As part of this tax compliance scheme, the IRS has also gained the ability to utilize private debt collectors to accomplish this goal in Section 32102 of the tax code titled, “Reform of rules relating to qualified tax collection contracts.” You may be thinking, why is that a bad thing? Because private debt collectors use brutal tactics to collect money, and they can even charge the delinquent taxpayer for any costs related to the private company’s debt collection services, piling onto the tab owed    .

The IRS already had the ability to use private debt collectors, but now it’s mandated for inactive tax receivables for any tax debt that has been:
– removed from the active inventory for lack of resources or inability to locate the the taxpayer;
– more than 1/3 of the applicable limitations period that has lapsed and no IRS employee has been assigned to collect the receivable; or
– a receivable assigned to collections, but more than 365 days have passed without interaction with the taxpayer or a third party for purposes of furthering the collection.

The private debt collectors do not have to disclose that they’re a private contractor either. Only the Secretary of Treasury decides when companies can disclose the truth to taxpayers.

History has already shown that using private debt collectors hasn’t worked. It was first tried in 1996 and only lasted a year due to complaints of harassment and unfair tactics. Under George W. Bush, they tried it again with the same result – unfair tactics, even harassing the elderly parents of a taxpayer with 150 phone calls after the collections firm knew the taxpayer was no longer at that address. It also resulted in taxpayers paying out penalties to those whose rights the private debt collectors violated.
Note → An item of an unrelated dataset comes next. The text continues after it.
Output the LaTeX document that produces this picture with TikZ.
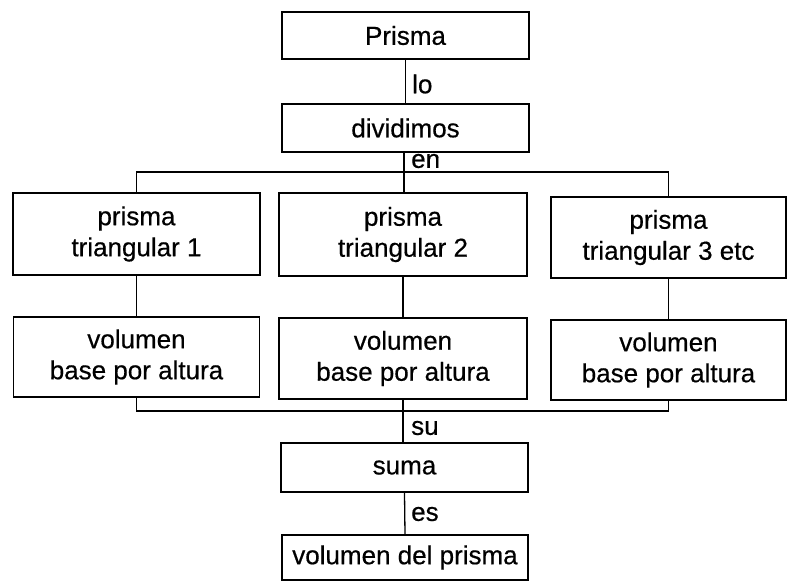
\documentclass[tikz,border=0pt]{standalone}
\usepackage{fontspec}
\newfontfamily\diagfont{Liberation Sans}[BoldFont={Liberation Sans},BoldFeatures={FakeBold=0.5}]
\begin{document}
\begin{tikzpicture}[x=1pt,y=-1pt,
  box/.style={draw=black,line width=1.4pt,rectangle,align=center,inner sep=0pt,
    font=\diagfont\bfseries\fontsize{26}{31}\selectfont},
  conn/.style={draw=black,line width=1.3pt},
  lbl/.style={anchor=west,inner sep=0pt,font=\diagfont\bfseries\fontsize{26}{31}\selectfont}]
\useasboundingbox (0,0) rectangle (788,582);
\node[box,minimum width=247pt,minimum height=47pt] (prisma) at (405.5,35.5) {Prisma};
\node[box,minimum width=247pt,minimum height=48pt] (divid) at (405.5,128) {dividimos};
\node[box,minimum width=247pt,minimum height=82pt] (p1) at (136.5,234) {prisma\\triangular 1};
\node[box,minimum width=248pt,minimum height=83pt] (p2) at (403,234.5) {prisma\\triangular 2};
\node[box,minimum width=235pt,minimum height=81pt] (p3) at (668.5,237.5) {prisma\\triangular 3 etc};
\node[box,minimum width=246pt,minimum height=80pt] (v1) at (136.5,357) {volumen\\base por altura};
\node[box,minimum width=248pt,minimum height=81pt] (v2) at (403,358.5) {volumen\\base por altura};
\node[box,minimum width=235pt,minimum height=80pt] (v3) at (668.5,360) {volumen\\base por altura};
\node[box,minimum width=247pt,minimum height=49pt] (suma) at (404.5,467.5) {suma};
\node[box,minimum width=246pt,minimum height=45pt] (final) at (405,557.5) {volumen del prisma};
\coordinate (bt) at (404,172);
\coordinate (bb) at (403,411);
% top
\draw[conn] (prisma.south) -- (divid.north);
\draw[conn] (divid.south -| bt) -- (bt);
\draw[conn] (p1.north) -- (p1.north |- bt) -- (p3.north |- bt) -- (p3.north);
\draw[conn] (bt) -- (p2.north -| bt);
% middle
\draw[conn] (p1.south) -- (v1.north);
\draw[conn] (p2.south) -- (v2.north);
\draw[conn] (p3.south) -- (v3.north);
% bottom bus
\draw[conn] (v1.south) -- (v1.south |- bb) -- (v3.south |- bb) -- (v3.south);
\draw[conn] (v2.south) -- (bb);
\draw[conn] (bb) -- (suma.north -| bb);
\draw[conn] (suma.south) -- (final.north);
% labels
\node[lbl] (llo) at (412,84) {lo};
\node[lbl] (len) at (411,161) {en};
\node[lbl] (lsu) at (411,428) {su};
\node[lbl] (les) at (411,514) {es};
\end{tikzpicture}
\end{document}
Both attempts resulted in a net loss to the government, meaning you and I the taxpayer. The first, a net loss of $17 million, and the second a net loss of $4.5 million, this after Congress was told it would reap a net gain of $1 billion. The actual cost to administer the program in the 2000s was $86 million. When you factor in the commissions paid out, add another $16 million cost to the total tab. A 2013 study by the National Taxpayer Advocate (NTA) showed that IRS agents were more effective in collecting debt than private contractors, yet here we are.

Private debt collectors are notorious for not giving accurate information about taxpayers’ rights and options. They have no incentive to help you resolve your claim, only to collect what’s owed. If the taxpayer believes there are inaccurate claims to the amount owed, the debt collector won’t look into it as an IRS agent would. There are also concerns about fraud and protecting the data privacy like your address, bank accounts, social security number, employer, medical bills, etc.

As we all know, there are plenty of scammers out there waiting to pounce on such an opportunity to pose as the IRS (or its contractors). At least 736,000 contacts have been made by scammers over the phone in the past two years alone demanding pre-paid debit cards be sent to them to resolve one’s tax debt, costing 4,550 innocent taxpayers over $23 million in fraudulent tax settlements. The government then issued warnings about such scammers informing taxpayers the IRS doesn’t usually make the initial contact by phone, but private debt collectors routinely initiate contact through phone calls. How’s someone supposed to know the difference?

No matter how you look at these two IRS power grabs, it spells trouble for the taxpayer. Whether you’ll become a prisoner in your own country by being denied a passport, or harassed by unethical and ruthless private debt collectors to settle an alleged IRS tax debt, the Republican leadership in Congress delivered this anti-liberty, big government reality to your doorstep after voters gave them the keys to the Capitol to do the opposite.
Terri Hall is the founder of Texans Uniting for Reform and Freedom (TURF), which defends against eminent domain abuse and promotes non-toll transportation solutions. She’s a home school mother of ten turned citizen activist. Ms. Hall is also a contributor to SFPPR News & Analysis.